What is Compensation Architecture? A practical guide for mid-market organizations
Compensation architecture describes how job roles, levels, and salary structures connect inside an organization. It defines the logic behind how employees are placed, how salaries are determined, and how changes are governed over time.
Why compensation architecture exists
Companies often start with one-off offers, spreadsheets, and exceptions. As they grow, compensation decisions scale faster than the underlying structure. Compensation architecture introduces intentional logic, shared language, and guardrails.
Core components
- Job Architecture — roles, families, and levels that define the work in the organization.
- Salary Bands — ranges that group pay levels for comparable roles or levels.

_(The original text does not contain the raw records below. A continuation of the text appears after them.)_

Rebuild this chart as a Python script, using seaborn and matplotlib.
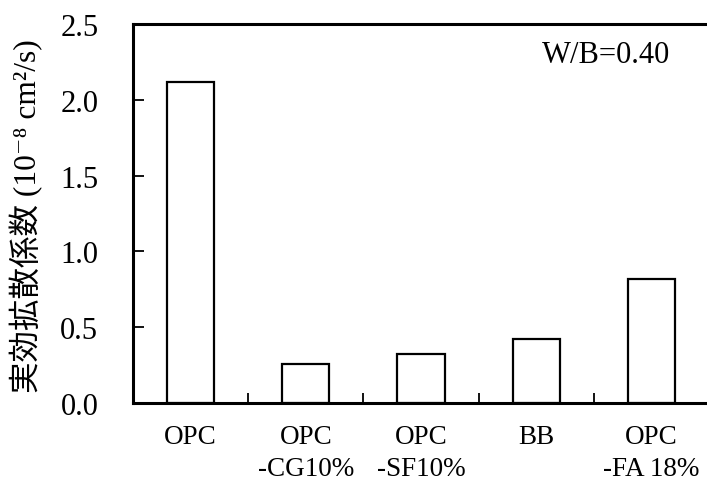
import matplotlib
matplotlib.use("Agg")
import matplotlib.pyplot as plt
import seaborn as sns
import pandas as pd
from matplotlib.ticker import FixedLocator

# Effective diffusion coefficient for each binder, W/B = 0.40
categories = ["OPC", "OPC\n-CG10%", "OPC\n-SF10%", "BB", "OPC\n-FA 18%"]
diffusion = [2.12, 0.26, 0.32, 0.42, 0.82]
y_ticks = [0.0, 0.5, 1.0, 1.5, 2.0, 2.5]

sns.set_style("ticks")
plt.rcParams["font.family"] = ["Liberation Serif", "Noto Sans CJK JP", "DejaVu Serif"]
for key in ["text.color", "axes.labelcolor", "xtick.color", "ytick.color", "axes.edgecolor"]:
    plt.rcParams[key] = "black"

df = pd.DataFrame({"binder": categories, "D": diffusion})

fig = plt.figure(figsize=(7.07, 4.81), dpi=100)
ax = fig.add_axes([133 / 707, 77 / 481, 576 / 707, 379 / 481])

sns.barplot(data=df, x="binder", y="D", ax=ax, color="white",
            edgecolor="black", linewidth=1.6, width=0.41, saturation=1)

ax.set_ylim(0, 2.5)
ax.set_xlim(-0.5, len(categories) - 0.5)
ax.set_yticks(y_ticks)
ax.set_yticklabels([f"{v:.1f}" for v in y_ticks])

for side in ["left", "bottom", "top"]:
    ax.spines[side].set_linewidth(2.2)
ax.spines["right"].set_visible(False)

ax.tick_params(axis="y", direction="in", length=8, width=1.3,
               labelsize=22, pad=25)
ax.tick_params(axis="x", which="major", length=0, labelsize=19.5, pad=15)
ax.xaxis.set_minor_locator(FixedLocator([i + 0.5 for i in range(len(categories) - 1)]))
ax.tick_params(axis="x", which="minor", direction="in", length=7, width=1.3)
for lbl in ax.get_xticklabels():
    lbl.set_linespacing(1.4)

ax.set_xlabel("")
ax.set_ylabel("実効拡散係数 (10⁻⁸ cm²/s)", fontsize=22.7)
ax.yaxis.set_label_coords(-0.156, 0.495)

ax.text(3.05, 2.296, "W/B=0.40", ha="left", va="center", fontsize=22)

fig.savefig("out.png", dpi=100)
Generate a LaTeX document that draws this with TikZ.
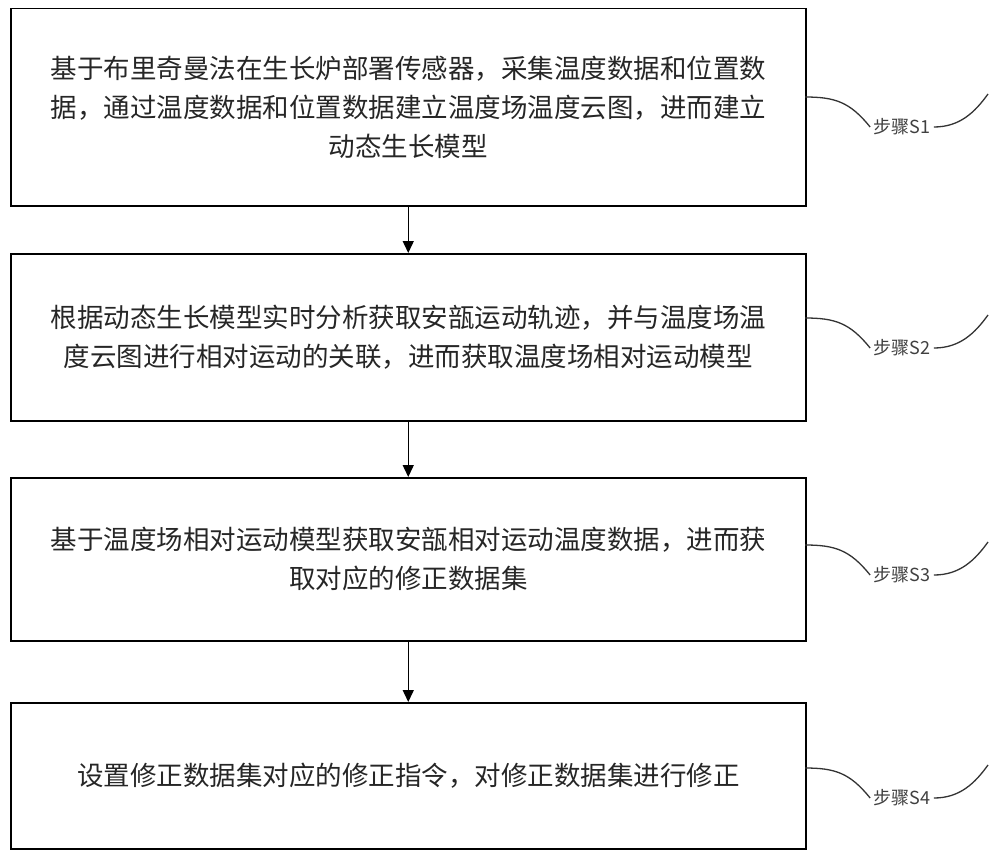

- Evaluation Logic — how jobs are compared for equal value and placement.
- Compensation Policies — rules for offers, promotions, adjustments, and budgeting.
How it relates to pay transparency
In the EU, the Pay Transparency Directive increases visibility into salaries, internal comparisons, and decision logic. Compensation architecture provides the structural layer that makes transparency explainable instead of reactive.
Signals that compensation architecture is needed
- Managers negotiate exceptions faster than HR can track them
- Salary surveys and benchmarking do not map to internal roles
- Promotions rely on persuasion instead of defined criteria
- Finance, HR, and leadership use different mental models
Where salary bands fit
Salary bands are a visible part of the architecture. They provide the range, but without the underlying roles, leveling, and evaluation logic, they cannot scale or support transparency obligations.
Related: What are Salary Bands?
Conclusion
Compensation architecture gives the organization a shared layer for decisions, transparency, and control. It is becoming a standard practice in mid-market companies as compensation moves from operations to governance.